This question comes from an issue raised in another question: Non interactive threshold signature without bilinear pairing (is it possible)?
Is the proposed random oracle model safe when trying to output a distinct and random $m \times G = M$ value?
Doing the interpolation for $t$ compromised shares $m^{'}_i$ results in: $l_0 \times M_0 + \sum^t_{i=1} l_i \cdot m^{'}_i \times G = m \times G$ that reduces to $(m - \sum^{t}_{i=1} l_i \cdot m^{'}_i) \cdot l^{-1}_0 \times G = M_0$, where $M_0$ is always different for each signature. So, I suppose we can't reuse previous values to perform the attack.
How do you solve to a wanted $m$ value without resolving the DLP? Searching for $m^{'}_i$ and $m$ for some unknown $m_0$ is brute forcing the DLP, even in the k-sums context!
What I have seen in the k-sums/generalized birthday problem is a way to solve for $x_1 \oplus ... \oplus x_n = 0$. Mapping this approach to our problem, we should try to solve for $x_1 \oplus ... \oplus x_n = m_0$ equivalent to $x_1 \oplus ... \oplus x_n \oplus m_0 = 0$. The issue is, $m_0$ has a specific value but it is unknown to the solver due to DLP. How can we solve for something we don't know? If such solution were possible, won't this be solving the DLP?
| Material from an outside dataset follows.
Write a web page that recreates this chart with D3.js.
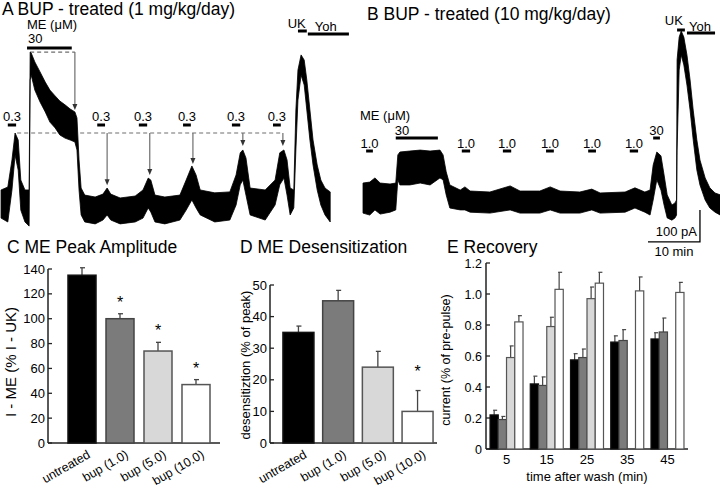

I need a math clarification to explain exactly how this attack is performed?
Edited1: Expanded math proof: Trying to follow @Aman Grewal logic, lets try to attack in a k-sum scenario.
All variables marked in the form $c^*$ are controlled by the attacker. The attacker's objective is to sign a random $B^*$ for a submitted $B$ such that $B^* \neq B$. The attacker has access to $M_0$ and $c=H(Y||M||B)$ for this or any previous messages. Assume the attacker has knowledge of $t$ shares of $y_i$.
We remove the Lagrange coefficients $l_i$ from the math, since they are public and doesn't affect the final proof. For a single signature we have:
- For a set of randomly selected $m_i^* \times G = M_i^*$ one can derive $\sum_{i=1}^t M_i^* + M_0 = M^*$
- Then $c^* = H(Y||M^*||B^*)$ and the output of a single signature is $(m_0 + c \cdot y_0) + \sum_{i=1}^t (m_i^* + c_i^* \cdot y_i) = m^* + c^* \cdot y$. Assuming $m_0 + \sum_{i=1}^t m_i^* = m^*$ and $c + \sum_{i=1}^t c_i^* = c^*$ (this last one is not totaly correct, since we removed the Lagrange coefficients, but this is even easier to attack)
One cannot solve for $c_i^*$ in $\sum_{i=1}^t (m_i^* + c_i^* \cdot y_i) = (m^* + c^* \cdot y) - (m_0 + c \cdot y_0)$. Even assuming that $m^*$ is equal to some previous result and that $c^*$ is directly dependent on $c_i^*$. There are $t + 3$ unknowns corresponding to $(c_i^*, y_0, y, m_0)$. So... lets expand it to $j$ signatures:
The real equation we need to solve is: $\sum_{j=1}^n \sum_{i=1}^t (m_{ij}^* + c_{ij}^* \cdot y_i) = \sum_{j=1}^n [(m_j^* + c_j^* \cdot y) - (m_{0j} + c_j \cdot y_0)]$
Assuming somehow you can have a lot of equalities in this system of equations between signatures $j$, you are still left with $(t + 2) + j$ unknowns for $(c_i^*, y_0, y, m_{0j})$. For every new equation, you have a new unknown $m_{0j}$ that you can't catch up. $m_{0j}$ is distinct for every new signature by the definition of the threat model.
Edited2: Eq public version: The public version of the equation is: $\sum_{j=1}^n \sum_{i=1}^t (M_{ij}^* + c_{ij}^* \cdot Y_i) = \sum_{j=1}^n [(M_j^* + c_j^* \cdot Y) - (M_{0j} + c_j \cdot Y_0)]$
In this case there are only the $c_{ij}^*$ unknowns, but we have the DLP. If there is an efficient way to solve this, are we breaking the DLP?
If any one can contest this math logic to come up with a successful attack, I will accept your answer.